The HBP’s embrace of PN is particularly susceptible to these dangers. We lack a complete, or even adequate, understanding of the underlying distribution of the data generated about the brain. If this picture seems troubling, a broader view of large-scale brain simulations and their reliance on data-driven methods is more so.
Consider the concept of emergence—the popular explanation for the claim that data analysis at the level of neurons is sufficient to explain cognition, or perception, or awareness, or consciousness.
Given enough data, something new is bound to appear.
Neuroscientists have embraced simulations that, as Markram has noted, scale up, hoping that the scaling up will by itself yield insights. And if scaling the data up is not likely to yield anything of interest, then why not scale up the number of researchers? The key thing, evidently, is to scale up. Both Markram and Sean Hill, the director of the International Neuroinformatics Coordinating Facility, are proponents of swarm science. Thus Hill:
One goal of the Human Brain Project is to trigger and facilitate a new wave of global collaboration in neuroscience. … If successful in engaging the community, the aim is to have swarms of scientists attacking the major challenges of understanding the brain and its disorders together—in an environment where every individual will receive credit for his or her contribution.31
The swarm metaphor is a logical endpoint, of sorts, for Big Data.

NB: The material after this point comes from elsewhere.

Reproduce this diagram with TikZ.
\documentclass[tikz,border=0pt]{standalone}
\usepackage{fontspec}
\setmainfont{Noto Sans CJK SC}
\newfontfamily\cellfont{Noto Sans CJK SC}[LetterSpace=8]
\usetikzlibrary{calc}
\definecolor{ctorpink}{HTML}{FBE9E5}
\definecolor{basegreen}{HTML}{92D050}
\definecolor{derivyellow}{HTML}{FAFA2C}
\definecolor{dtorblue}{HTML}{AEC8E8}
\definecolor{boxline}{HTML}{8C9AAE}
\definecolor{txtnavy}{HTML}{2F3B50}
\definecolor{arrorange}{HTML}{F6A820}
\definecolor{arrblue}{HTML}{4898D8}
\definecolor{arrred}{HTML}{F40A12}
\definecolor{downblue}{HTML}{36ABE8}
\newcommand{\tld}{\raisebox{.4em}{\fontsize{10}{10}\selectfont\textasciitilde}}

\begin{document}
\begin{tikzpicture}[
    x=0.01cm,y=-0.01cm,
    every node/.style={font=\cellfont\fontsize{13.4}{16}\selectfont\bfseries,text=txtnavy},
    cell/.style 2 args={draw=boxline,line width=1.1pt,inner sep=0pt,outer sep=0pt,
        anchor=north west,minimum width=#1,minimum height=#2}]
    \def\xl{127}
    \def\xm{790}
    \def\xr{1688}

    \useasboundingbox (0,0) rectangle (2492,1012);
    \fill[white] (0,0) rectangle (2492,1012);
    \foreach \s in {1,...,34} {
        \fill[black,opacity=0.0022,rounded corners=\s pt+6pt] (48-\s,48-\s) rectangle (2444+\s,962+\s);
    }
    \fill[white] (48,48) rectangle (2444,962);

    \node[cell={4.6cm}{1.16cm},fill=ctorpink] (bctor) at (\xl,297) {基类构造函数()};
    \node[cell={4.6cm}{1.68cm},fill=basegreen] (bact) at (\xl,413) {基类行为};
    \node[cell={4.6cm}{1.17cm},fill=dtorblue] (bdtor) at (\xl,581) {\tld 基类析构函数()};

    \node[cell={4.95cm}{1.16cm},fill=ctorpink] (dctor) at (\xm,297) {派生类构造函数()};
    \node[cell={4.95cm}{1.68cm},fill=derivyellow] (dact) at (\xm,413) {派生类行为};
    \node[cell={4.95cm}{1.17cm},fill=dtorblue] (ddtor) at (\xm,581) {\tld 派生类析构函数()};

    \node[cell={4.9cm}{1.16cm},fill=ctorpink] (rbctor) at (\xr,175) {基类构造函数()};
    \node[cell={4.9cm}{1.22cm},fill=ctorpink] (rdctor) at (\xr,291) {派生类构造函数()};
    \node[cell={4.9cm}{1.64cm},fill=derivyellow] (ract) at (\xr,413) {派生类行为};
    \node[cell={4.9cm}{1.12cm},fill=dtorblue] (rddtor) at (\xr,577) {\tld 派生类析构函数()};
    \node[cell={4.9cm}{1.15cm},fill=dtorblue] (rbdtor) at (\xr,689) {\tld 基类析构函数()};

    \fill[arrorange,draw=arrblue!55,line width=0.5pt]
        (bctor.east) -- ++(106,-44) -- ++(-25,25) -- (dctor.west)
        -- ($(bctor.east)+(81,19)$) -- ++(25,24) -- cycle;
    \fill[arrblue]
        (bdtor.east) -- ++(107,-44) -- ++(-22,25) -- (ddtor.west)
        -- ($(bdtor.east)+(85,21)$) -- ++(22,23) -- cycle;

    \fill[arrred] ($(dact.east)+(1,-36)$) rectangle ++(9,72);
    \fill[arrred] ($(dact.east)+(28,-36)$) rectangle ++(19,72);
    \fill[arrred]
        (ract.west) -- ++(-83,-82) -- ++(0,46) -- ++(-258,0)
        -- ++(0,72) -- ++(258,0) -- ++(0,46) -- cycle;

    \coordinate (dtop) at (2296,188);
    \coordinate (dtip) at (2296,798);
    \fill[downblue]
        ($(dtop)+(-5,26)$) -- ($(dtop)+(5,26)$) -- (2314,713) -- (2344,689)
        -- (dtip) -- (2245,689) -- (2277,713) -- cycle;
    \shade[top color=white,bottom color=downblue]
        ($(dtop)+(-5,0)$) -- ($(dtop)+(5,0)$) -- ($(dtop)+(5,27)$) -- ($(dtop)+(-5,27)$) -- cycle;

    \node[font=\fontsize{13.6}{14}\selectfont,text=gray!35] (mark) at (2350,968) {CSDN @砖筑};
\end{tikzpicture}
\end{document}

Data collection and computer analysis assume a central role. Research and experimentation recede from view.
Nothing in this is new. Similar notions about the wisdom of crowds have been the hallmarks of passing trends such as Web 2.0.32 Group-centered approaches are valuable if optimizing known quantities is paramount, but they are singularly ineffective otherwise.

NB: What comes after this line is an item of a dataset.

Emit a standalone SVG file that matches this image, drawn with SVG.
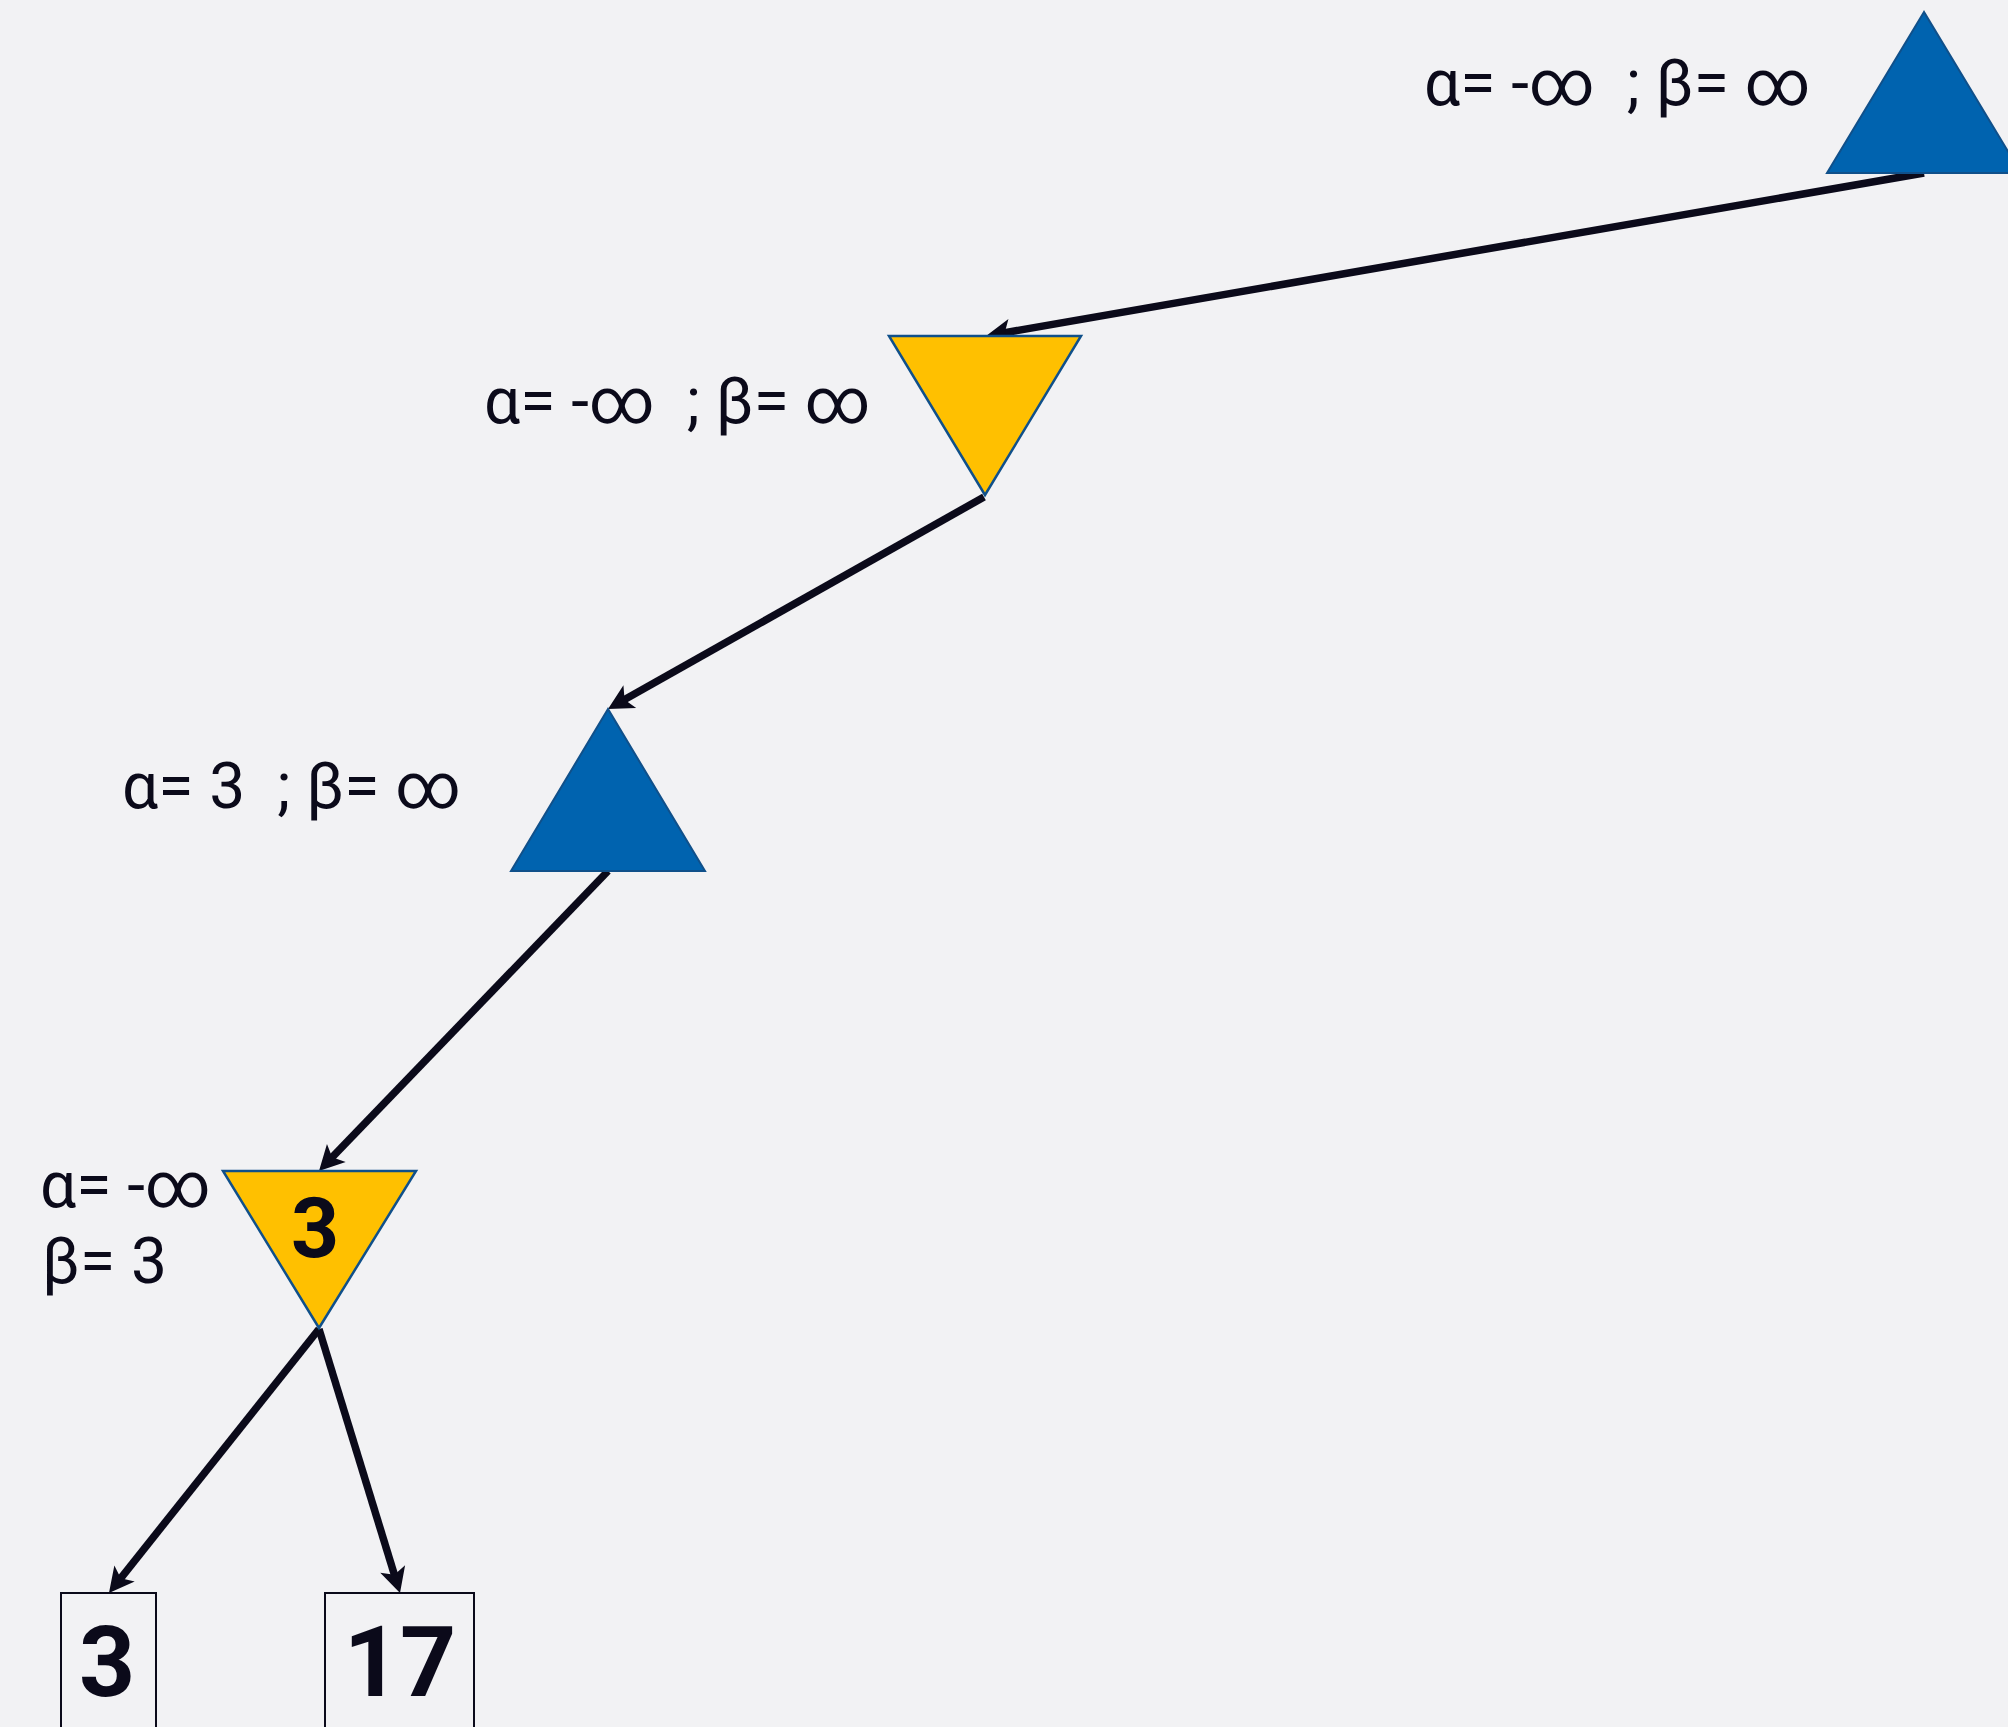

Surely this is something that we knew or should have known.
The broader neuroscience community, particularly in Europe, has been sharply critical of the HBP. In July 2014, a petition with more than 800 signatures expressed concern about the course of the project, noting that a second round of funding, “unfortunately, reflected an even further narrowing of goals and funding allocation, including the removal of an entire neuroscience subproject and the consequent deletion of 18 additional laboratories.”33 Should a formal review of the HBP prove ineffective, the signatories called for:
[T]he European Commission and Member States to reallocate the funding currently allocated to the HBP core and partnering projects to broad neuroscience-directed funding [emphasis added] to meet the original goals of the HBP—understanding brain function and its effect on society.34
The promise of neuroscience, and indeed of science itself, rests on advances in our tools and instruments, including our computing resources. Such instruments are handmaidens, not headmasters.
Big Data in science is something already well understood. It is data. Data is observation. Observation is experience. And experience without theory, as Immanuel Kant said, is blind.